Bras plâtré et visage marqué, Djokhar Tsarnaev, l'auteur présumé du double attentat qui avait endeuillé en avril le marathon de Boston, a comparu mercredi pour la première fois et plaidé «non coupable» lors d'une brève audience au tribunal fédéral de Boston.

L'adolescent musulman d'origine tchétchène, en tenue de prisonnier orange, s'est vu signifier les 30 chefs d'accusation retenus contre lui, dont 17 passibles de la peine de mort.

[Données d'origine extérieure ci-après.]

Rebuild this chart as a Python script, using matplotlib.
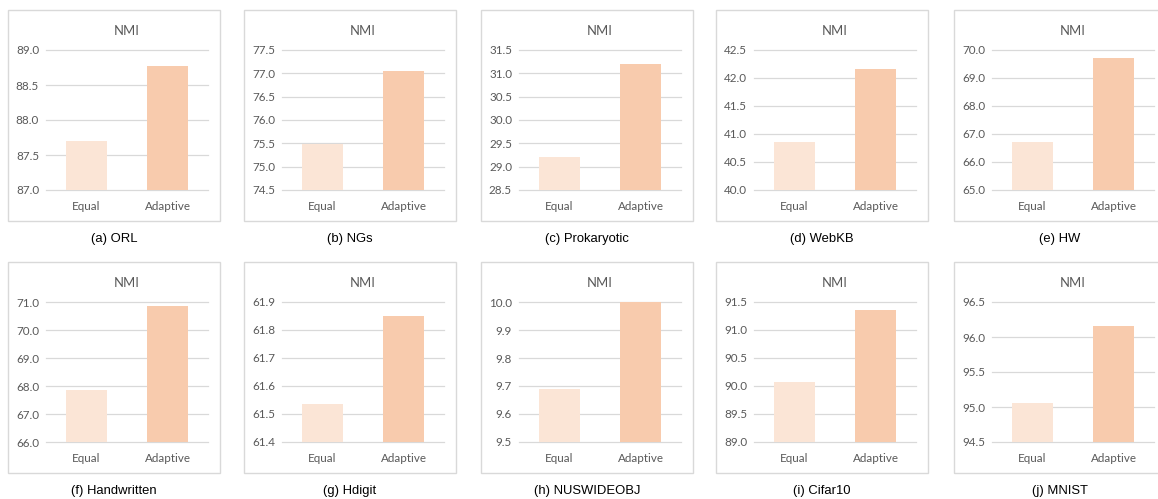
import numpy as np
import matplotlib.pyplot as plt
from matplotlib.patches import Rectangle

# NMI per dataset, equal vs adaptive weighting
datasets = ["ORL", "NGs", "Prokaryotic", "WebKB", "HW",
            "Handwritten", "Hdigit", "NUSWIDEOBJ", "Cifar10", "MNIST"]
letters = ["a", "b", "c", "d", "e", "f", "g", "h", "i", "j"]
methods = ["Equal", "Adaptive"]
nmi_equal = [87.70, 75.49, 29.21, 40.86, 66.72, 67.87, 61.537, 9.69, 90.08, 95.06]
nmi_adaptive = [88.77, 77.06, 31.21, 42.16, 69.73, 70.87, 61.851, 9.999, 91.35, 96.16]
y_low = [87.0, 74.5, 28.5, 40.0, 65.0, 66.0, 61.4, 9.5, 89.0, 94.5]
y_high = [89.0, 77.5, 31.5, 42.5, 70.0, 71.0, 61.9, 10.0, 91.5, 96.5]
y_step = [0.5, 0.5, 0.5, 0.5, 1.0, 1.0, 0.1, 0.1, 0.5, 0.5]

W, H = 1158, 499
fig = plt.figure(figsize=(W / 100, H / 100), dpi=100)

gray = "#595959"
grid = "#d9d9d9"
colors = ["#fbe5d6", "#f8cbad"]

box_left = [8, 244, 481, 716, 954]
box_top = [10, 262]
box_w, box_h = 212, 211

for k, name in enumerate(datasets):
    r, c = divmod(k, 5)
    bx, by = box_left[c], box_top[r]

    # frame around each chart
    fig.patches.append(Rectangle((bx / W, 1 - (by + box_h) / H), box_w / W, box_h / H,
                                 transform=fig.transFigure, fill=False,
                                 edgecolor=grid, linewidth=1.0))

    ax = fig.add_axes([(bx + 38) / W, 1 - (by + box_h - 31) / H, 162 / W, 140 / H])
    ax.bar(np.arange(2), [nmi_equal[k], nmi_adaptive[k]], width=0.5,
           color=colors, zorder=3)
    ax.set_xlim(-0.5, 1.5)
    ax.set_ylim(y_low[k], y_high[k])
    ticks = np.arange(y_low[k], y_high[k] + y_step[k] / 2, y_step[k])
    ax.set_yticks(ticks)
    ax.set_yticklabels([f"{t:.1f}" for t in ticks])
    ax.set_xticks(np.arange(2))
    ax.set_xticklabels(methods)
    for s in ax.spines.values():
        s.set_visible(False)
    ax.grid(axis="y", color=grid, linewidth=0.9, zorder=0)
    for gl in ax.get_ygridlines():
        gl.set_clip_on(False)
    ax.set_axisbelow(True)
    ax.tick_params(axis="both", length=0, colors=gray, labelsize=8.4)
    ax.tick_params(axis="y", pad=5)
    ax.tick_params(axis="x", pad=8)
    for lab in ax.get_xticklabels() + ax.get_yticklabels():
        lab.set_fontfamily("Lato")
    ax.set_title("NMI", fontsize=9.4, color=gray, family="Lato", pad=11)

    fig.text((bx + box_w / 2) / W, 1 - (by + box_h + 18) / H,
             f"({letters[k]}) {name}", ha="center", va="center",
             fontsize=9.4, family="Liberation Sans", color="black")

fig.savefig("out.png", dpi=100)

Il avait les pieds et mains entravés, les cheveux en bataille, l'oeil gauche gonflé et se touchait fréquemment le visage. Son bras gauche était plâtré jusqu'aux doigts.

Tsarnaev, 19 ans, qui avait été grièvement blessé par balle lors d'une confrontation avec la police le 18 avril, a répété sept fois «non coupable», au fur et à mesure que lui étaient signifiés les chefs d'accusation.

Dans la salle d'audience pleine à craquer, des victimes arrivées en marchant avec des béquilles, une des soeurs Tsarnaev en larmes, des jeunes se présentant comme des amis de l'accusé, dont l'implication dans l'attentat - l'un des plus graves commis depuis le 11 septembre aux États-Unis - avait surpris tous ses proches.

L'audience a duré sept minutes. La sécurité avait été renforcée pour l'occasion. Certains journalistes étaient arrivés six heures à l'avance pour être sûrs de pouvoir y assister.

Parmi les proches de victimes, Liz Norden, mère de deux fils de 33 et 32 ans grièvement blessés dans l'attentat, amputés chacun d'une jambe.

Venue au tribunal pour essayer de comprendre, elle n'a trouvé aucune réponse. «J'en ai été malade», a-t-elle confié après l'audience. «C'était très douloureux», a-t-elle ajouté.

«Je n'ai vu aucun remords» dans les yeux de l'accusé, regrettait aussi John DiFava, le chef du policier du MIT tué par les frères Tsarnaev durant leur cavale.

Une poignée de personnes étaient à l'inverse venues soutenir l'accusé, persuadées de son innocence. «J'ai fait ma propre enquête, c'est une manipulation du FBI», expliquait Duke Latouf, de Las Vegas.

Un procès de 3 à 4 mois

Le double attentat commis le 15 avril près de la ligne d'arrivée du célèbre marathon, en plein centre de Boston (Massachusetts, nord-est) où étaient massées des milliers de personnes, avait fait trois morts et 264 blessés.

Tsarnaev, naturalisé Américain l'an dernier, et qui vivait depuis 10 ans dans la région de Boston, était au moment du drame étudiant sur le campus de l'Université du Massachusetts (U-Mass) à Dartmouth, et semblait bien intégré.

Il est accusé d'avoir préparé et fait exploser, avec son frère aîné Tamerlan, les deux bombes artisanales placées dans des cocottes-minute remplies de clous et de billes d'acier pour en maximiser les dégâts.

Tamerlan, 26 ans, le plus radical des deux, a été tué lors d'une confrontation avec la police le 18 avril.

À l'issue d'une vaste chasse à l'homme, Djokhar avait été arrêté le lendemain, grièvement blessé, caché dans un bateau entreposé dans un jardin de Watertown, en banlieue de Boston.

Sur une paroi intérieure du bateau, il a expliqué son acte. «Le gouvernement américain tue nos civils innocents. Je ne peux pas supporter de voir ce mal rester impuni. Nous, musulmans, sommes un seul corps, vous faites du mal à l'un de nous, vous nous faites du mal à tous». «Je n'aime pas tuer des civils innocents. L'islam l'interdit (...), mais arrêtez de tuer nos innocents et nous arrêterons» aussi, avait écrit Tsarnaev.

Arrivé à Boston à 8 ans avec sa famille en provenance du Daguestan, Djokhar Tsarnaev était profondément marqué par son histoire familiale, ballotté, enfant, du Caucase du Nord au Kirghizstan, avant d'immigrer aux États-Unis en 2002.

Les deux frères, qui semblent avoir agi seuls, avaient préparé leurs bombes à partir d'instructions du magazine en ligne Inspire, une publication d'Al-Qaïda, selon l'acte d'accusation.

Djokhar Tsarnaev est notamment accusé «d'utilisation d'une arme de destruction massive ayant causé la mort» et «d'attentat dans un lieu public ayant causé la mort».

Son procès est encore loin. Il devrait durer de trois à quatre mois, a estimé mercredi la juge, qui a évoqué de 80 à 100 témoins.

Une prochaine audience technique est prévue le 23 septembre, à laquelle il n'assistera pas.